The opioid receptor is thought to have four receptor subtypes named mu (morphine receptor), sigma (the phencyclidine receptor), kappa (the ketocyclazocine receptor) and delta (the endorphinlenkephalin receptor). The biochemical and cellular effects of morphine, including analgesia, are transduced through the mu opioid receptor (MOR), found in high concentrations within the central nervous system (CNS). The World Health Organization's guidelines for the management of chronic cancer pain recommend that clinicians reserve strong opioids such as oxycodone and morphine for the relief of moderate to severe cancer pain (World Health Organization, 1986) and that two strong opioids should not be co-administered, presumably because it is generally thought that all opioids exert their analgesic effects through the same receptor mechanisms in the CNS.
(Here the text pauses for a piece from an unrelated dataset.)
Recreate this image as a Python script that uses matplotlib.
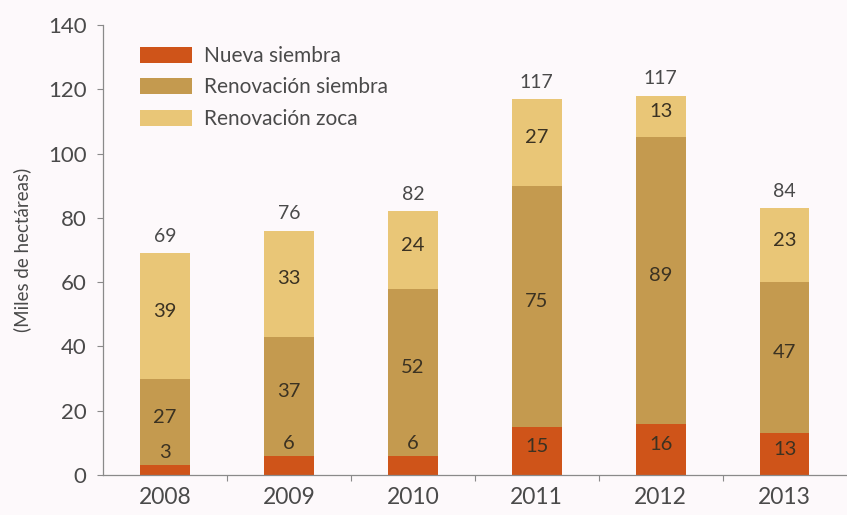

However, recent studies by Maree Smith and co-workers have shown that the antinociceptive effects of structurally related oxycodone and morphine are differentially antagonized by nor-BNI (a κ-selective opioid antagonist) and naloxonazine (selective μ-opioid receptor antagonist), indicating that they produce antinociception through different opioid receptor mechanisms (see F. B. Ross & M. T. Smith, Pain, 73: 151-157 (1997)). Furthermore, it has been found that co-administration of sub-anti nociceptive doses of oxycodone with morphine to rats results in synergistic levels of antinociception (F. B. Ross et al., Pain, 84, 421-428 (2000)). Importantly, it was found that animals that received the sub-antinociceptive doses of oxycodone and morphine were similar to control animals with respect to CNS side effects. Administration of equipotent-doses of either opioid alone resulted in sedation of the rats. This may suggest that co-administration of sub-analgesic or analgesic doses of oxycodone and morphine to patients may provide synergistic antinociceptive relief with a reduction of CNS-related side effects.
It is known that opioid agonists and antagonists bind in different manners to their respective binding sites and potentially influence the agonist or antagonist response of other molecules, when administered in combination. For example, Holaday et al. reported the cross reactivities of kappa and mu agonists and antagonists in a rat endotoxic shock and rat fluorothyl seizure models and the effects on in vivo changes in striatal cyclic adenosine monophosphate (cAMP) (J. Holaday et al., Research Monograph 71, National Institute on Drug Abuse, 173-187). The authors reported that certain mu antagonists prevent the delta antagonists from blocking or reversing delta agonist effects. For example, it was reported that administration of the mu antagonists naloxazone or β-funaltrexamine (β-FNA) prior to the δ-selective antagonist ICI 154,129 or high doses of naloxone in rats subjected to endotoxemia, resulted in the δ-antagonists no longer effectively reversing endotoxic shock hypotension.
Dosaka-Akita et al. reported that administration of the selective kappa opioid agonist U-50,488H, which by itself had no significant effect on respiration or cardiovascular function, antagonized the acidotic, hypoxemic and hypercapnic effects of subsequently administered mu receptor agonist [D-Ala2,N-Methyl-Phe4, Gly-ol]enkephalin (DAMGO). Administration of U-50,488H prior to administration of DAM GO substantially eliminated the effect of DAMGO on arterial pH, PaO2 and PaCO2. Pretreatment with U-50,488H significantly antagonized morphine-induced acidosis, hypercapnemia and hypoxemia. However, pre-treatment with U-50,488H did not antagonize the morphine effect on increased respiratory rate. This observation highlights the complex nature of opioid agonist and antagonist interaction and the unpredictability of the effect of sequentially administering multiple opioid receptor agonists and/or antagonists.
The present invention provides methods and compositions for the alleviation of pain in a patient comprising the sequential administration of mu and/or kappa opioid receptor agonists to the patient. The methods and compositions provided herein are effective for the alleviation of pain while decreasing certain undesirable side effects of opioid analgesics.